▶ **REQUIREMENTS**
Tell me how many lines hold "this", please, using only the number.

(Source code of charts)
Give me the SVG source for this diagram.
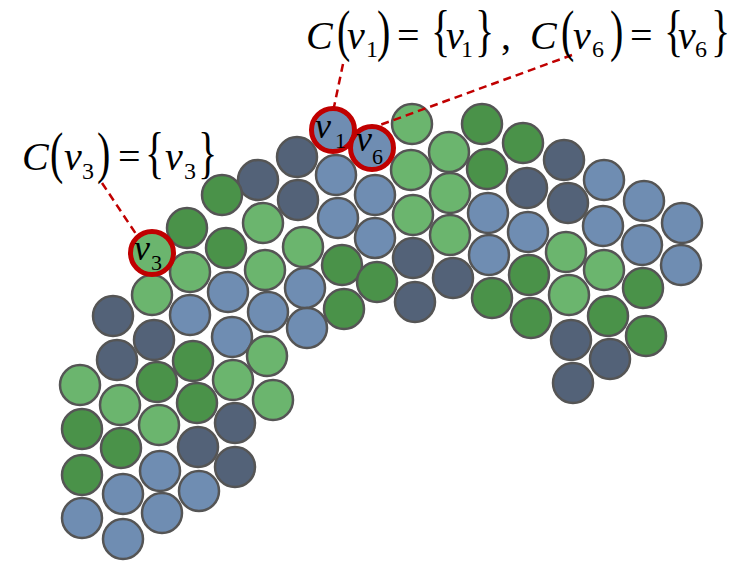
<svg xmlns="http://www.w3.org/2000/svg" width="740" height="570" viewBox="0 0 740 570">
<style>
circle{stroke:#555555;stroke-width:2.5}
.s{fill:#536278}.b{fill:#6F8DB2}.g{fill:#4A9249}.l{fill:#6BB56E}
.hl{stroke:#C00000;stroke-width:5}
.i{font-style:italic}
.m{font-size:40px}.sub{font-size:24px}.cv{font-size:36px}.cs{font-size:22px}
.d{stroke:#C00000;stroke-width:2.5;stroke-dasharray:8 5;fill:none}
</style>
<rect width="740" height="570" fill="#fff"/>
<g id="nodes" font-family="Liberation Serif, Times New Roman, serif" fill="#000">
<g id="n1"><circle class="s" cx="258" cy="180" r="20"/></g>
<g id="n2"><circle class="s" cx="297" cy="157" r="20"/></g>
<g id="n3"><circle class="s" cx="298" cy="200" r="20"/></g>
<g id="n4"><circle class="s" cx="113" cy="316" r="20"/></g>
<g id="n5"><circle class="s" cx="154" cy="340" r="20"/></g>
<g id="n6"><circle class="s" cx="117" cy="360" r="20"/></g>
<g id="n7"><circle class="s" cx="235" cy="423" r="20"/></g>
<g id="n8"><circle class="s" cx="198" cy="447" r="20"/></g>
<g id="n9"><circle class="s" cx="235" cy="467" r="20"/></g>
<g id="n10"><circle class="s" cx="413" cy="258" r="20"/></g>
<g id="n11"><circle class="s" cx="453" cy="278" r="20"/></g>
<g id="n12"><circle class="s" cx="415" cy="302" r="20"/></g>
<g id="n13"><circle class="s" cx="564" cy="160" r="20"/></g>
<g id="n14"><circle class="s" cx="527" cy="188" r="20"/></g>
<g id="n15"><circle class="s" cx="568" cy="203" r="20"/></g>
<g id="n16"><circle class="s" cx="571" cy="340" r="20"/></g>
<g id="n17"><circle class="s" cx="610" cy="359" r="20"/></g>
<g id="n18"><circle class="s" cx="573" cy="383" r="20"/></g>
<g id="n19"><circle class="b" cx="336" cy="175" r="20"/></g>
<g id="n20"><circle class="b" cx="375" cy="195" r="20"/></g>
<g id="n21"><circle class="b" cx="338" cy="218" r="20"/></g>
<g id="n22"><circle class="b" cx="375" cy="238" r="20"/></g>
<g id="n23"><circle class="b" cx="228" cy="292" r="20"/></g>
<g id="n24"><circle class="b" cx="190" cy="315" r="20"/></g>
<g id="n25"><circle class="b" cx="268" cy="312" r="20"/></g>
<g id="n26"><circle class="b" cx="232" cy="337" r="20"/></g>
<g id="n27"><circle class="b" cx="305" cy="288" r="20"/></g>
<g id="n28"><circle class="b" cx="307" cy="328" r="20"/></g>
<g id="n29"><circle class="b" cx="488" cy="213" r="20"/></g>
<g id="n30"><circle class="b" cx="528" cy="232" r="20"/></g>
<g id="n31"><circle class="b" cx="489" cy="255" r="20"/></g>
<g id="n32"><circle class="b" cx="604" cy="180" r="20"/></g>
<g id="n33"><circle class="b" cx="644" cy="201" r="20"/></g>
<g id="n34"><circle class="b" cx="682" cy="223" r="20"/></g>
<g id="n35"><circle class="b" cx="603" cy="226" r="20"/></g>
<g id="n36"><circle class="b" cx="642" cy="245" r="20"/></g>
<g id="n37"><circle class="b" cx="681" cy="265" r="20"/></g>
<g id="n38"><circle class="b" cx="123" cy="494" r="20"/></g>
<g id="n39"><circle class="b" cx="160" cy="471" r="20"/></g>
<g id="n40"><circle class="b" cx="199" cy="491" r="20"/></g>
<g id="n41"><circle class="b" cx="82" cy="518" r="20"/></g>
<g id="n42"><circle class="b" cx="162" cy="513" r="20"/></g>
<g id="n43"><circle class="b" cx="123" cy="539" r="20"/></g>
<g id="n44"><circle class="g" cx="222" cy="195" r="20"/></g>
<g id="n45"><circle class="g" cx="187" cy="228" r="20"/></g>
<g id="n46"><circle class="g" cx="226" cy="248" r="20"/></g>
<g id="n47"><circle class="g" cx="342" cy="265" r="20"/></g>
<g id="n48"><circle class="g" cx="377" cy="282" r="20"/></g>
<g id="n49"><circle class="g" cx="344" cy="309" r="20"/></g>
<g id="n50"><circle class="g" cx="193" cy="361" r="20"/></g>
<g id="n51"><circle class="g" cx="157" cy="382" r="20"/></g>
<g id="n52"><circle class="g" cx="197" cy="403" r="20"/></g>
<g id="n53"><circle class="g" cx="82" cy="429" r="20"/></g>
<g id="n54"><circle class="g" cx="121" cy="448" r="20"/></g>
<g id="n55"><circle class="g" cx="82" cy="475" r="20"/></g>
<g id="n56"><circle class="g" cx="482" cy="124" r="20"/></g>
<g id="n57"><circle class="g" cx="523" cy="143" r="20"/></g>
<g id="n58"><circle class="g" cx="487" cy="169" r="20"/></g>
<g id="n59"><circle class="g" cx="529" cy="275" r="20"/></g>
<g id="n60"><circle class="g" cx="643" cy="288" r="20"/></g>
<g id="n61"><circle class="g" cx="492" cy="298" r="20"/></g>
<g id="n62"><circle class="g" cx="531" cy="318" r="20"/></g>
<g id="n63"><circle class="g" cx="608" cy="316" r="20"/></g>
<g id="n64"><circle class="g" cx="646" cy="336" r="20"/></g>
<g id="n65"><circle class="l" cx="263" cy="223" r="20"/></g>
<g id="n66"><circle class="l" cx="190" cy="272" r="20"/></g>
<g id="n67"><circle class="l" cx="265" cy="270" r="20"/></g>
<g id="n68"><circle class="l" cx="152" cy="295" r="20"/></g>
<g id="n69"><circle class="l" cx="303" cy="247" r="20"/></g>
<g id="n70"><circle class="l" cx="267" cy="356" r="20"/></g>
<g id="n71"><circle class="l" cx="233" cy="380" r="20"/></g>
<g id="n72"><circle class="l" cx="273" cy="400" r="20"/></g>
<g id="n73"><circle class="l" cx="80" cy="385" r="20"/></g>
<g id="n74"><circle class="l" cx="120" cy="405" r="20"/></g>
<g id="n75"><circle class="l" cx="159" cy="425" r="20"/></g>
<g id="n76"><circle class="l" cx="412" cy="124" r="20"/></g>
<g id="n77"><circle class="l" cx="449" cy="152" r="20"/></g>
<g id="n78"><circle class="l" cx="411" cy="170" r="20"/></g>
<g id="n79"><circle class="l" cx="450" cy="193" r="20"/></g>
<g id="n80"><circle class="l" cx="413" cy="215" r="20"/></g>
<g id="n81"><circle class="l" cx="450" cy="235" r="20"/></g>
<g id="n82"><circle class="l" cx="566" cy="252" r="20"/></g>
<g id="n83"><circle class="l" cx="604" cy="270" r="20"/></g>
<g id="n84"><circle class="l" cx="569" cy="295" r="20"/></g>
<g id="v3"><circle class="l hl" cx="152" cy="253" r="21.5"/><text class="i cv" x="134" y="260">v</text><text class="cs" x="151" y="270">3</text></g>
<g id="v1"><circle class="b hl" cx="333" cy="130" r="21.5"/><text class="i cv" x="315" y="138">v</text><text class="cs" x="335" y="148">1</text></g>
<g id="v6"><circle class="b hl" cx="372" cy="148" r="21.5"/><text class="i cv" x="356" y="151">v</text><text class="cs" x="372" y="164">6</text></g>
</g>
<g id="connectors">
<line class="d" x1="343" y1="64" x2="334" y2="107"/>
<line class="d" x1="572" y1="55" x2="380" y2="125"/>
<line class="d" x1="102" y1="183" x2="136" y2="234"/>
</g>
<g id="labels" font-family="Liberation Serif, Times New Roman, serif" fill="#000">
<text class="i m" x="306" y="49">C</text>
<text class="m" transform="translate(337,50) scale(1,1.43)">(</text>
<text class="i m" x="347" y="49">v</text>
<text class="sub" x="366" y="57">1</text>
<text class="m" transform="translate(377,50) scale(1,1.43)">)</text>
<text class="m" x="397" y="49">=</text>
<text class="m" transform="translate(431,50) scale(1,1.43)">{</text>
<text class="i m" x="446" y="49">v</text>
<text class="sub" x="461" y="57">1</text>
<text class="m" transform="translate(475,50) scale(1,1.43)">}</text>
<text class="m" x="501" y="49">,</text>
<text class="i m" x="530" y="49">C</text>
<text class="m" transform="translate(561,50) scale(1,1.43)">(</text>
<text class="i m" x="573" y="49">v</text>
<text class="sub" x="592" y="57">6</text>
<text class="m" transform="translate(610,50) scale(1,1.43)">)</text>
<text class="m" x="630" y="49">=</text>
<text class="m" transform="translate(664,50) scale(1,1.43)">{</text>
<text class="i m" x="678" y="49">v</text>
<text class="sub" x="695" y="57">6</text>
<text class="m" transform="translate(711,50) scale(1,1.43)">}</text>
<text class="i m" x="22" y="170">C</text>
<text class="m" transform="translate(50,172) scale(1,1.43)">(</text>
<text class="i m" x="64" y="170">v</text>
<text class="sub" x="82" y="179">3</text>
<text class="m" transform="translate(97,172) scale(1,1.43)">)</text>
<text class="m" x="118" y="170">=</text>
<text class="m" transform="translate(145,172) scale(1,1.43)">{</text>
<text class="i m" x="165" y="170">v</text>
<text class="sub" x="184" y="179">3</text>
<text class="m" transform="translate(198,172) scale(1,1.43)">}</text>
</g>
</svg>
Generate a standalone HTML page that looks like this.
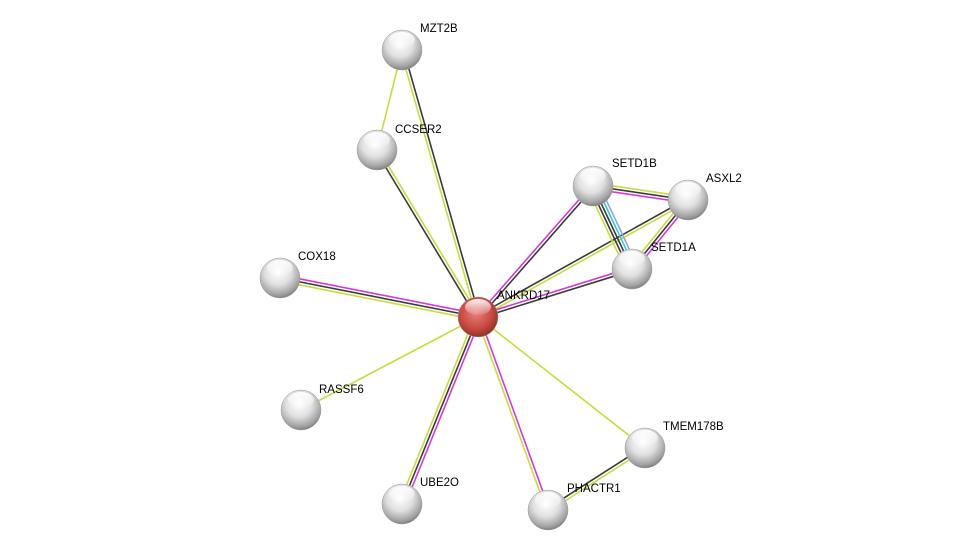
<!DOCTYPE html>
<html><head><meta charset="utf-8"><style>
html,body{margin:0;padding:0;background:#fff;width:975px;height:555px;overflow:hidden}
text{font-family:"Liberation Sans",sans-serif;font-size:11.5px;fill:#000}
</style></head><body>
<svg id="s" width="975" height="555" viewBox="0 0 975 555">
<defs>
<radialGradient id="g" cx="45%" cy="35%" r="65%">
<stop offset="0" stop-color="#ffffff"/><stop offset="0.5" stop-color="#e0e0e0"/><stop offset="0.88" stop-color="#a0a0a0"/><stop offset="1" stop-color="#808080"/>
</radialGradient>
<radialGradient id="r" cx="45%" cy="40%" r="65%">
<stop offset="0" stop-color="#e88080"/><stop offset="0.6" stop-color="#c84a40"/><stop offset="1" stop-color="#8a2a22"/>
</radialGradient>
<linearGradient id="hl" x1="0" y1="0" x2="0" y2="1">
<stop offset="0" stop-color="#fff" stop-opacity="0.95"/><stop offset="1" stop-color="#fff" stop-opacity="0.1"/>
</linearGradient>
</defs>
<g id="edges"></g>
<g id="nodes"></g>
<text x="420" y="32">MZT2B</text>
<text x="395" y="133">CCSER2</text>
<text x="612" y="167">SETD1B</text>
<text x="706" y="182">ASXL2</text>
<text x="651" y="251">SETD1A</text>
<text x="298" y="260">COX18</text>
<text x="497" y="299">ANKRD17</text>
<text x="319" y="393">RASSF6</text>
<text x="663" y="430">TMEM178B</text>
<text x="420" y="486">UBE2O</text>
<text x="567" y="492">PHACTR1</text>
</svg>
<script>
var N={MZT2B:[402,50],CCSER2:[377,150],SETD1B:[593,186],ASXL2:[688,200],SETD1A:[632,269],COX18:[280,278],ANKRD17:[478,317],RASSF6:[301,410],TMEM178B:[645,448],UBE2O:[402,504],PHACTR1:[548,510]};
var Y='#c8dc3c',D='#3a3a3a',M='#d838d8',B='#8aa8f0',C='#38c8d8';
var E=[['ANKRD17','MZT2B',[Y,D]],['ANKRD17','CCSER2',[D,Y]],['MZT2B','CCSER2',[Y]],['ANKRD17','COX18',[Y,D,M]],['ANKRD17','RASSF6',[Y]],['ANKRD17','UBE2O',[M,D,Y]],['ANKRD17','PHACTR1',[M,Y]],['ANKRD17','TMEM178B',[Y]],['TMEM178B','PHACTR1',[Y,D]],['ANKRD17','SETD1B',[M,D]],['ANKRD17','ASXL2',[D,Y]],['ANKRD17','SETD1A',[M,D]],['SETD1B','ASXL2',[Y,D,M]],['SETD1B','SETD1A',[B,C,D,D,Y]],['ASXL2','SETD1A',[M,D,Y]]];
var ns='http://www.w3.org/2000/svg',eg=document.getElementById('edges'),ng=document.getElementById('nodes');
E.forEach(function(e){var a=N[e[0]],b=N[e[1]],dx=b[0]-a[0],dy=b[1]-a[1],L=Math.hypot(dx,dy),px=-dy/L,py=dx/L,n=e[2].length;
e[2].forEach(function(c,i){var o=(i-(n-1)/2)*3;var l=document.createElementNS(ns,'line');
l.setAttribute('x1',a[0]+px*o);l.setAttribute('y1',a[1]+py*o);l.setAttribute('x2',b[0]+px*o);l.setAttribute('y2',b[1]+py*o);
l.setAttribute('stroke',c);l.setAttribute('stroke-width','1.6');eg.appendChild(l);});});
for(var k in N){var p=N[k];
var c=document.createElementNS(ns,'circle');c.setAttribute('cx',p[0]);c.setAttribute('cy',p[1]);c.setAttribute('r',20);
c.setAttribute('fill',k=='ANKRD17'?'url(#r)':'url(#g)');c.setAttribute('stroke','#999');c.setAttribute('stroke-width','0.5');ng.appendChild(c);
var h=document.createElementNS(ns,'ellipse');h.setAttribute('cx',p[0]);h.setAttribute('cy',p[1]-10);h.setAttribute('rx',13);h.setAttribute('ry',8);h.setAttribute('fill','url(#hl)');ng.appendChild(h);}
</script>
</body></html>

▶ **WORKED ANSWER**
2